*DATA EXTRACT:*
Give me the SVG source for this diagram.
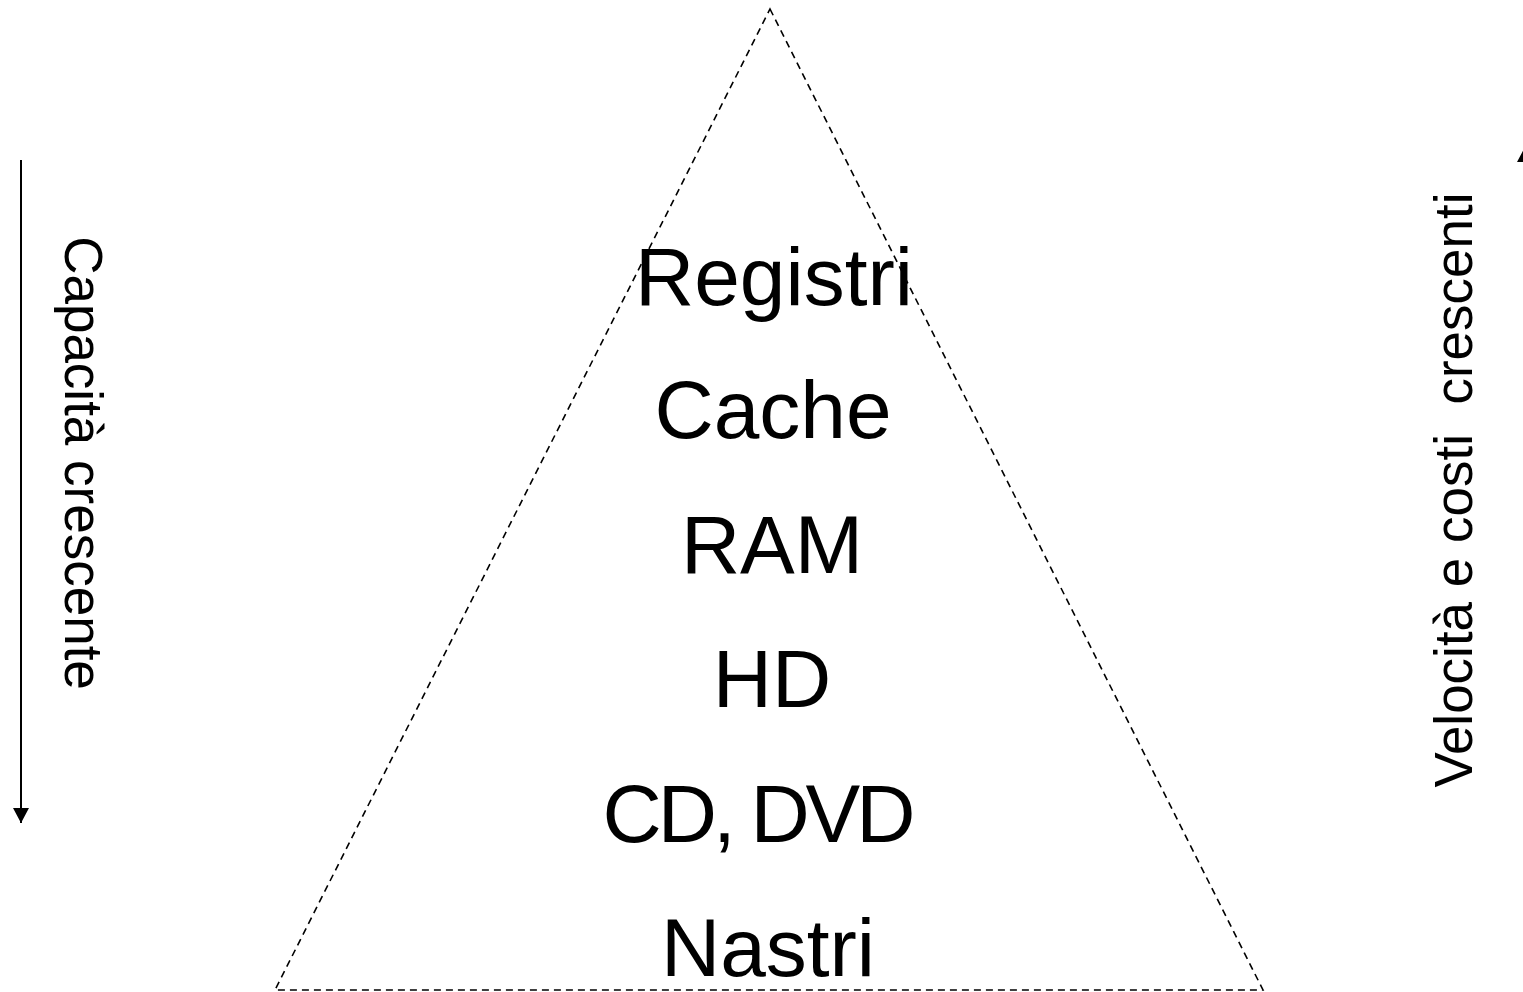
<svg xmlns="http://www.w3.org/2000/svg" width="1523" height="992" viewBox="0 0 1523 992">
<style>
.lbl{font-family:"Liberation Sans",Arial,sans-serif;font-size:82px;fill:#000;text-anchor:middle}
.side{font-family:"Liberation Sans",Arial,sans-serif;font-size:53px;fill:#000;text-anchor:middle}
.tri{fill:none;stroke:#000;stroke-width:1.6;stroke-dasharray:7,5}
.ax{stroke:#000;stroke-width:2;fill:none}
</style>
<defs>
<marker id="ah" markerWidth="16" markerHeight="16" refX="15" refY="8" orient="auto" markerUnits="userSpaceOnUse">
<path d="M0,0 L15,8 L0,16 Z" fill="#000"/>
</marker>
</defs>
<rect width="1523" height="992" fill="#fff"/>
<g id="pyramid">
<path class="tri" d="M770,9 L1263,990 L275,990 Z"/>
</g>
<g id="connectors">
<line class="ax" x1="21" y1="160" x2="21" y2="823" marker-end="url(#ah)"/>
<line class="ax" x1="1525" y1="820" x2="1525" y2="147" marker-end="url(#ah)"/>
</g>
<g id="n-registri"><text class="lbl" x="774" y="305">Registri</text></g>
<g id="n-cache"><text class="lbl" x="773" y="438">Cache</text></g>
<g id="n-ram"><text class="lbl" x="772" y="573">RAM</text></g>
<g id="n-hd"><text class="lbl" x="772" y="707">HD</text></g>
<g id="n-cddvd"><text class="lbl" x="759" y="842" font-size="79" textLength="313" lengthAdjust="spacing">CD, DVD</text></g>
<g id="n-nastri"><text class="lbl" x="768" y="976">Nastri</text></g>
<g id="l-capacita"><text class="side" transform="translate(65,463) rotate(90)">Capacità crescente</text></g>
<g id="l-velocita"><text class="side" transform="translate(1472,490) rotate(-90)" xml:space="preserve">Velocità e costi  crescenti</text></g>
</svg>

*WHAT THIS TASK INVOLVES:* Every line of the data should be copied as it stands, without the images.

*ANSWER TO THIS EXERCISE:*
Give me the SVG source for this diagram.
<svg xmlns="http://www.w3.org/2000/svg" width="1523" height="992" viewBox="0 0 1523 992">
<style>
.lbl{font-family:"Liberation Sans",Arial,sans-serif;font-size:82px;fill:#000;text-anchor:middle}
.side{font-family:"Liberation Sans",Arial,sans-serif;font-size:53px;fill:#000;text-anchor:middle}
.tri{fill:none;stroke:#000;stroke-width:1.6;stroke-dasharray:7,5}
.ax{stroke:#000;stroke-width:2;fill:none}
</style>
<defs>
<marker id="ah" markerWidth="16" markerHeight="16" refX="15" refY="8" orient="auto" markerUnits="userSpaceOnUse">
<path d="M0,0 L15,8 L0,16 Z" fill="#000"/>
</marker>
</defs>
<rect width="1523" height="992" fill="#fff"/>
<g id="pyramid">
<path class="tri" d="M770,9 L1263,990 L275,990 Z"/>
</g>
<g id="connectors">
<line class="ax" x1="21" y1="160" x2="21" y2="823" marker-end="url(#ah)"/>
<line class="ax" x1="1525" y1="820" x2="1525" y2="147" marker-end="url(#ah)"/>
</g>
<g id="n-registri"><text class="lbl" x="774" y="305">Registri</text></g>
<g id="n-cache"><text class="lbl" x="773" y="438">Cache</text></g>
<g id="n-ram"><text class="lbl" x="772" y="573">RAM</text></g>
<g id="n-hd"><text class="lbl" x="772" y="707">HD</text></g>
<g id="n-cddvd"><text class="lbl" x="759" y="842" font-size="79" textLength="313" lengthAdjust="spacing">CD, DVD</text></g>
<g id="n-nastri"><text class="lbl" x="768" y="976">Nastri</text></g>
<g id="l-capacita"><text class="side" transform="translate(65,463) rotate(90)">Capacità crescente</text></g>
<g id="l-velocita"><text class="side" transform="translate(1472,490) rotate(-90)" xml:space="preserve">Velocità e costi  crescenti</text></g>
</svg>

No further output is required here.